Chapter 5, Adventures Underground, focuses on underground environments as the backdrop or setting for adventures. There is a box describing different sorts of cave, and sections on underground areas as recent discoveries, as ongoing excavations, and as entire worlds. This is followed by a page offering five campaign seeds, covering genres from fantasy to historical adventure to space-faring science fiction. This chapter is very short at only three pages, and I would rate it as the least useful part of the book. I find myself wishing that the ideas here had either been expanded upon or left out.
The book ends with a two-page appendix, Recommended Reading (which actually covers books, film, television, and music) and an index.
Strengths and Weaknesseslink
The main strength of this book, and it is a big one, is the great deal of crunch you get with it. This book packs quite a bit into 37 pages: 5 new templates, 3 new Talents, 2 new Standard Operating Procedure perks, 1 new Code of Honor, 4 new techniques, 6 new spells and 1 new form of Divination, 24 new pieces of equipment, including 3 new vehicles types, and 6 new creatures, not including the god Ymir.
But the book is more than just a big pile of traits. The descriptions of the underground environment and the rules for dealing with them are integrated well, and the templates and creatures span a wide enough range of genres that just about any game will find something useful.
As for weaknesses, it is difficult to find anything significant to complain about. As noted above, I thought the final chapter, Adventures Underground, was too brief to be very useful. Also, there's some inconsistency about wheelbarrows: an "average wheelbarrow load" is given as 0.1 cubic yards on page 13, but on page 26, we are told that a wheelbarrow "carries a load of six cubic feet," which is more than twice as much. If a flaw of that magnitude doesn't ruin your game, you will probably like the book.

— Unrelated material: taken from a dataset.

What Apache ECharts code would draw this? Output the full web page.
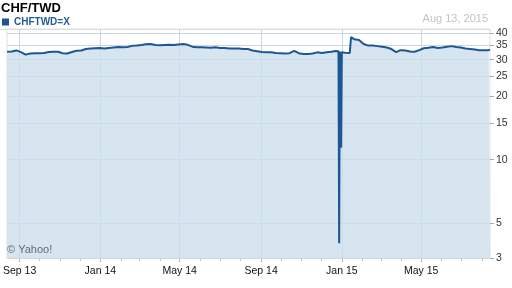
<!DOCTYPE html>
<html><head><meta charset="utf-8">
<script src="https://cdn.jsdelivr.net/npm/echarts@6/dist/echarts.min.js"></script>
<style>html,body{margin:0;padding:0;background:#fff}#c{width:512px;height:288px}</style>
</head><body><div id="c"></div>
<script>
const chartTitle = 'CHF/TWD';
const seriesName = 'CHFTWD=X';
const dateText = 'Aug 13, 2015';
const creditText = '\u00A9 Yahoo!';

const weekStart = '2013-08-13';
const weeklyRates = [
  32.7, 32.8, 33.2, 32.6, 31.7, 32.1, 32.2, 32.2, 32.3, 32.6,
  32.7, 32.7, 32.2, 32.1, 32.6, 33.1, 33.2, 33.7, 33.9, 34.0,
  34.1, 33.9, 34.1, 34.3, 34.5, 34.4, 34.5, 34.9, 35.0, 35.2,
  35.5, 35.6, 35.2, 35.1, 35.2, 35.3, 35.2, 35.4, 35.6, 35.3,
  34.6, 34.4, 34.4, 34.3, 34.2, 34.4, 34.1, 34.1, 33.9, 33.9,
  33.9, 33.7, 33.7, 33.2, 32.9, 32.6, 32.5, 32.5, 32.3, 32.2,
  32.1, 32.2, 33.0, 32.2, 31.9, 31.9, 32.1, 32.5, 32.3, 32.5,
  32.7, 33.0, 32.8, 32.4, 32.3, 37.5, 37.2, 35.6, 35.0, 35.0,
  34.8, 34.6, 34.3, 33.7, 32.6, 33.3, 33.2, 32.8, 32.7, 33.3,
  34.0, 34.2, 34.5, 34.1, 34.3, 34.6, 34.8, 34.5, 34.3, 33.9,
  33.7, 33.5, 33.3, 33.3, 33.3
];
const extraDates = ['2014-12-27','2014-12-28','2014-12-29','2014-12-31','2015-01-01','2015-01-14','2015-01-15','2015-01-16','2015-08-13'];
const extraRates = [32.9, 4.0, 32.8, 11.4, 32.5, 32.3, 38.4, 38.0, 33.5];

const xMin = '2013-08-13';
const xMax = '2015-08-13';
const xTickDates = ['2013-09-01','2014-01-01','2014-05-01','2014-09-01','2015-01-01','2015-05-01'];
const xTickLabels = ['Sep 13','Jan 14','May 14','Sep 14','Jan 15','May 15'];
const monthTicks = ['2013-09-01','2013-10-01','2013-11-01','2013-12-01','2014-01-01','2014-02-01','2014-03-01','2014-04-01','2014-05-01','2014-06-01','2014-07-01','2014-08-01','2014-09-01','2014-10-01','2014-11-01','2014-12-01','2015-01-01','2015-02-01','2015-03-01','2015-04-01','2015-05-01','2015-06-01','2015-07-01','2015-08-01'];

const yMin = 3.4;
const yMax = 42;
const yTickValues = [3.4, 5, 10, 15, 20, 25, 30, 35, 40];
const yTickLabels = ['3', '5', '10', '15', '20', '25', '30', '35', '40'];

const DAY = 86400000;
const toTime = s => Date.parse(s + 'T00:00:00Z');
const pts = [];
const t0 = toTime(weekStart);
weeklyRates.forEach((v, i) => pts.push([t0 + i * 7 * DAY, v]));
extraDates.forEach((d, i) => pts.push([toTime(d), extraRates[i]]));
pts.sort((a, b) => a[0] - b[0]);

const xTickTimes = xTickDates.map(toTime);
const monthTickTimes = monthTicks.map(toTime);
const lnTicks = yTickValues.map(v => Math.log(v));
const FONT = "'Liberation Sans', Arial, sans-serif";
const gridColor = 'rgb(200,214,228)';

const chart = echarts.init(document.getElementById('c'), null, {renderer: 'canvas'});
chart.setOption({
  animation: false,
  backgroundColor: '#fff',
  textStyle: {fontFamily: FONT},
  title: {
    text: chartTitle, left: 1, top: 2, padding: 0,
    textStyle: {fontSize: 13, fontWeight: 'bold', color: '#000', fontFamily: FONT}
  },
  legend: {
    data: [seriesName], left: 2, top: 17, padding: 0,
    icon: 'rect', itemWidth: 7, itemHeight: 7,
    textStyle: {color: '#235b97', fontWeight: 'bold', fontSize: 10, fontFamily: FONT}
  },
  graphic: [
    {type: 'text', right: 24, top: 13, style: {text: dateText, fill: '#c3c3c3', fontSize: 11, fontFamily: FONT}},
    {type: 'text', left: 7, top: 244, z: 100, style: {text: creditText, fill: '#6b6b6b', fontSize: 11, fontFamily: FONT}},
    {type: 'line', shape: {x1: 0, y1: 29.5, x2: 490, y2: 29.5}, style: {stroke: '#dcdcdc', lineWidth: 1}, z: 100}
  ],
  grid: {left: 1, right: 22, top: 29, bottom: 30, show: true, borderColor: '#e2e2e2', borderWidth: 1},
  xAxis: [
    {
      type: 'value', min: toTime(xMin), max: toTime(xMax), position: 'bottom',
      axisLine: {show: true, lineStyle: {color: '#d8d8d8'}},
      axisTick: {show: true, customValues: xTickTimes, length: 4, lineStyle: {color: '#9a9a9a'}},
      axisLabel: {
        customValues: xTickTimes, margin: 8, color: '#111', fontSize: 10.5, fontFamily: FONT, hideOverlap: false,
        showMinLabel: true, showMaxLabel: true,
        formatter: v => { const i = xTickTimes.findIndex(t => Math.abs(t - v) < DAY / 2); return i >= 0 ? xTickLabels[i] : ''; }
      },
      splitLine: {show: true, lineStyle: {color: gridColor, width: 1}}
    },
    {
      type: 'value', min: toTime(xMin), max: toTime(xMax), position: 'bottom',
      axisLine: {show: false},
      axisTick: {show: true, customValues: monthTickTimes, length: 3, lineStyle: {color: '#c4c4c4'}},
      axisLabel: {show: false},
      splitLine: {show: false}
    }
  ],
  yAxis: [
    {type: 'log', logBase: 10, min: yMin, max: yMax, show: false},
    {
      type: 'value', position: 'right', min: Math.log(yMin), max: Math.log(yMax),
      axisLine: {show: false},
      axisTick: {show: true, customValues: lnTicks, length: 4, lineStyle: {color: '#aaaaaa'}},
      axisLabel: {
        customValues: lnTicks, margin: 6, color: '#333', fontSize: 10.5, fontFamily: FONT, hideOverlap: false,
        formatter: v => { const i = lnTicks.findIndex(t => Math.abs(t - v) < 1e-6); return i >= 0 ? yTickLabels[i] : ''; }
      },
      splitLine: {show: true, lineStyle: {color: gridColor, width: 1}}
    }
  ],
  series: [{
    name: seriesName, type: 'line', xAxisIndex: 0, yAxisIndex: 0,
    data: pts, showSymbol: false, symbol: 'none', clip: true,
    itemStyle: {color: '#1c5693'},
    lineStyle: {color: '#1c5693', width: 2},
    areaStyle: {color: 'rgba(204,222,236,0.8)', opacity: 1, origin: 'start'}
  }]
});
</script>
</body></html>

Who will find this book useful?
For GURPS players, dungeon-delving games will obviously benefit from this book, but many other campaigns would benefit as well. Old West games have gold mines, horror games have ancient crypts, zombie survival games have ruined, partially-collapsed buildings, supers games have hidden underground lairs, and so on. The rules on senses and moving around in a constricted environment would be useful in environments that aren't even underground, such as a derelict space dreadnaught. I would recommend this book for just about any campaign, because if you read these rules, you will be looking for an excuse to send your players into a cave or a crypt or a subway tunnel or something. There's just something fun about exploring the dark underground that no other location can quite match.

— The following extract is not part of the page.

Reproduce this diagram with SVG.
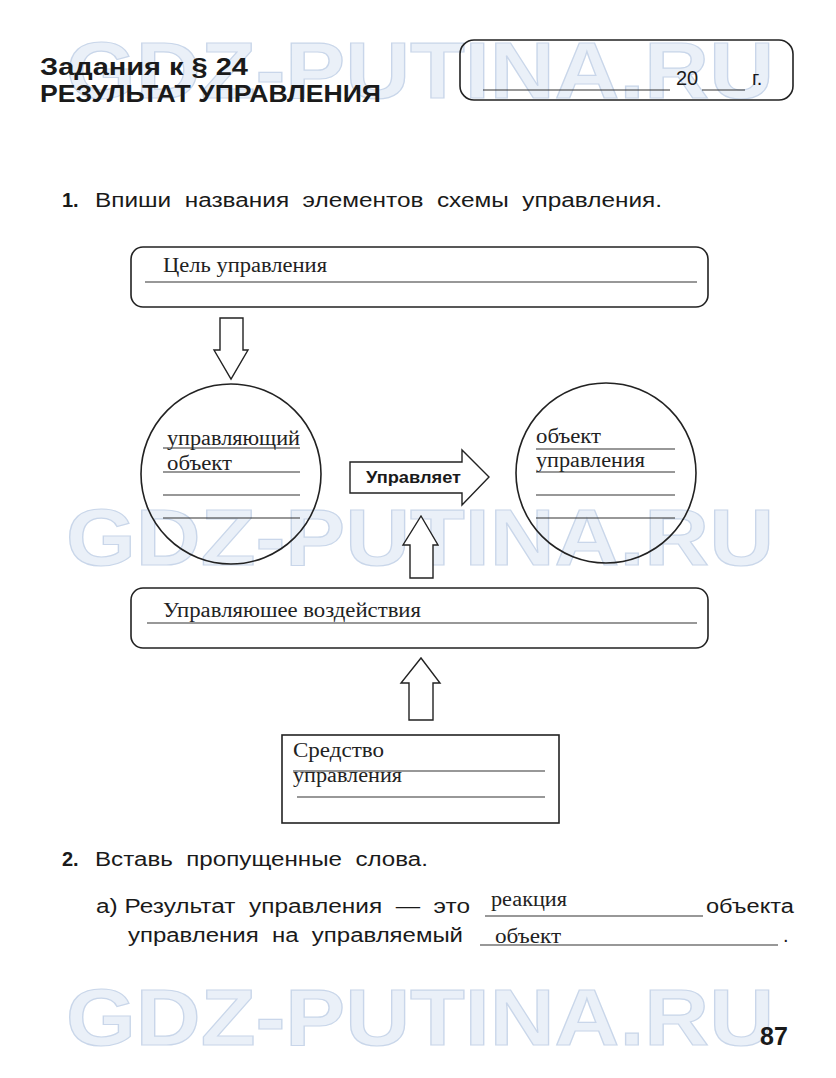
<svg xmlns="http://www.w3.org/2000/svg" width="836" height="1078" viewBox="0 0 836 1078">
<style>
.wm{font-family:"Liberation Sans",Arial,sans-serif;font-weight:bold;font-size:80px;fill:#e6edf7;stroke:#bccde5;stroke-width:1.2;opacity:0.8}
.h{font-family:"Liberation Sans",Arial,sans-serif;font-weight:bold;font-size:23px;fill:#1a1a1a}
.t{font-family:"Liberation Sans",Arial,sans-serif;font-size:20px;fill:#1a1a1a}
.tb{font-family:"Liberation Sans",Arial,sans-serif;font-size:20px;font-weight:bold;fill:#1a1a1a}
.s{font-family:"Liberation Serif","Times New Roman",serif;font-size:20px;fill:#222}
.box{fill:none;stroke:#222;stroke-width:1.6}
.ln{stroke:#333;stroke-width:1.1}
.ar{fill:#fff;stroke:#222;stroke-width:1.4;stroke-linejoin:miter}
</style>
<rect width="836" height="1078" fill="#fff"/>
<g id="watermark">
<text class="wm" x="66" y="98" textLength="708" lengthAdjust="spacingAndGlyphs">GDZ-PUTINA.RU</text>
<text class="wm" x="66" y="565" textLength="708" lengthAdjust="spacingAndGlyphs">GDZ-PUTINA.RU</text>
<text class="wm" x="66" y="1045" textLength="708" lengthAdjust="spacingAndGlyphs">GDZ-PUTINA.RU</text>
</g>
<g id="header">
<text class="h" x="40" y="75" textLength="208" lengthAdjust="spacingAndGlyphs">Задания к § 24</text>
<text class="h" x="40" y="102" textLength="341" lengthAdjust="spacingAndGlyphs">РЕЗУЛЬТАТ УПРАВЛЕНИЯ</text>
</g>
<g id="date-box">
<rect class="box" x="460" y="40" width="333" height="60" rx="14"/>
<line class="ln" x1="483" y1="90" x2="670" y2="90"/>
<text class="t" x="676" y="85" font-size="21">20</text>
<line class="ln" x1="702" y1="90" x2="745" y2="90"/>
<text class="t" x="752" y="85" font-size="17">г.</text>
</g>
<g id="task1">
<text class="tb" x="62" y="207">1.</text>
<text class="t" x="95" y="207" xml:space="preserve" textLength="567" lengthAdjust="spacingAndGlyphs">Впиши  названия  элементов  схемы  управления.</text>
</g>
<g id="goal">
<rect class="box" x="131" y="247" width="577" height="60" rx="12"/>
<text class="s" x="163" y="272" textLength="164" lengthAdjust="spacingAndGlyphs">Цель управления</text>
<line class="ln" x1="145" y1="282" x2="697" y2="282"/>
</g>
<g id="controller">
<circle class="box" cx="231" cy="474" r="90" stroke-width="1.4"/>
<text class="s" x="167" y="445" textLength="133" lengthAdjust="spacingAndGlyphs">управляющий</text>
<text class="s" x="167" y="470" textLength="65" lengthAdjust="spacingAndGlyphs">объект</text>
<line class="ln" x1="163" y1="448" x2="300" y2="448"/>
<line class="ln" x1="163" y1="472" x2="300" y2="472"/>
<line class="ln" x1="163" y1="495" x2="300" y2="495"/>
<line class="ln" x1="163" y1="518" x2="300" y2="518"/>
</g>
<g id="object">
<circle class="box" cx="606" cy="473" r="90" stroke-width="1.4"/>
<text class="s" x="536" y="443" textLength="65" lengthAdjust="spacingAndGlyphs">объект</text>
<text class="s" x="536" y="467" textLength="109" lengthAdjust="spacingAndGlyphs">управления</text>
<line class="ln" x1="536" y1="449" x2="675" y2="449"/>
<line class="ln" x1="536" y1="472" x2="675" y2="472"/>
<line class="ln" x1="536" y1="495" x2="675" y2="495"/>
<line class="ln" x1="536" y1="518" x2="675" y2="518"/>
</g>
<g id="action">
<rect class="box" x="131" y="588" width="577" height="60" rx="12"/>
<text class="s" x="163" y="617" textLength="258" lengthAdjust="spacingAndGlyphs">Управляюшее воздействия</text>
<line class="ln" x1="147" y1="623" x2="697" y2="623"/>
</g>
<g id="means">
<rect class="box" x="282" y="735" width="277" height="88"/>
<text class="s" x="293" y="757" textLength="91" lengthAdjust="spacingAndGlyphs">Средство</text>
<text class="s" x="293" y="782" textLength="109" lengthAdjust="spacingAndGlyphs">управления</text>
<line class="ln" x1="293" y1="771" x2="545" y2="771"/>
<line class="ln" x1="297" y1="797" x2="545" y2="797"/>
</g>
<g id="connectors">
<polygon class="ar" points="220,318 243,318 243,350 248,350 231,379 214,350 220,350"/>
<polygon class="ar" points="350,462 462,462 462,450 489,477 462,505 462,493 350,493"/>
<text x="366" y="483" font-family="Liberation Sans, Arial, sans-serif" font-weight="bold" font-size="16" fill="#1a1a1a" textLength="95" lengthAdjust="spacingAndGlyphs">Управляет</text>
<polygon class="ar" points="410,578 433,578 433,545 438,545 421,516 403,545 410,545"/>
<polygon class="ar" points="409,720 433,720 433,683 440,683 421,658 401,683 409,683"/>
</g>
<g id="task2">
<text class="tb" x="62" y="866">2.</text>
<text class="t" x="95" y="866" xml:space="preserve" textLength="333" lengthAdjust="spacingAndGlyphs">Вставь  пропущенные  слова.</text>
<text class="t" x="96" y="913" xml:space="preserve" textLength="374" lengthAdjust="spacingAndGlyphs">а) Результат  управления  —  это</text>
<text class="s" x="491" y="906" font-size="17" textLength="76" lengthAdjust="spacingAndGlyphs">реакция</text>
<line class="ln" x1="485" y1="916" x2="703" y2="916"/>
<text class="t" x="706" y="913" textLength="88" lengthAdjust="spacingAndGlyphs">объекта</text>
<text class="t" x="128" y="942" xml:space="preserve" textLength="335" lengthAdjust="spacingAndGlyphs">управления  на  управляемый</text>
<text class="s" x="495" y="943" font-size="17" textLength="66" lengthAdjust="spacingAndGlyphs">объект</text>
<line class="ln" x1="480" y1="945" x2="778" y2="945"/>
<text class="t" x="783" y="942">.</text>
</g>
<g id="page">
<text x="760" y="1045" font-family="Liberation Sans, Arial, sans-serif" font-weight="bold" font-size="25" fill="#1a1a1a">87</text>
</g>
</svg>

For non-GURPS games, the book still offers many uses. The first chapter, aside from stats for the god Ymir and the damage calculations for destroying the Earth, is entirely system-neutral. The second chapter has information on hazards and unexpected conditions that would help in any system. The third chapter is largely concerned with GURPS mechanics, but the equipment list gives prices in dollars and weights in pounds, so it might not be too difficult to convert. The fourth chapter's creatures are GURPS-specific in their stats, but the ideas behind the stats might be useful. The fifth chapter is again system-neutral.
Style and Presentation
The book is cleanly and clearly laid out. There is a table of contents and an index, both useful. The text is well-written and well-edited, and the only place I noticed a typo was in the index. I rate the text and layout a 5 out of 5.
The art, unfortunately, is typical for a GURPS publication. It ranges from uninspiring to bad, but there isn't very much of it. Apart from two small accent pieces, all the interior art is shown in a collage on the front cover, so if you look at the free preview, you can judge for yourself. There's nothing that's absolutely horrible, so I give the art a 2 out of 5.
GURPS Underground Adventures is an excellent book. If the PCs in your game ever venture underground, buy this book. If the PCs in your game don't ever venture underground, buy this book, and you will suddenly want them to.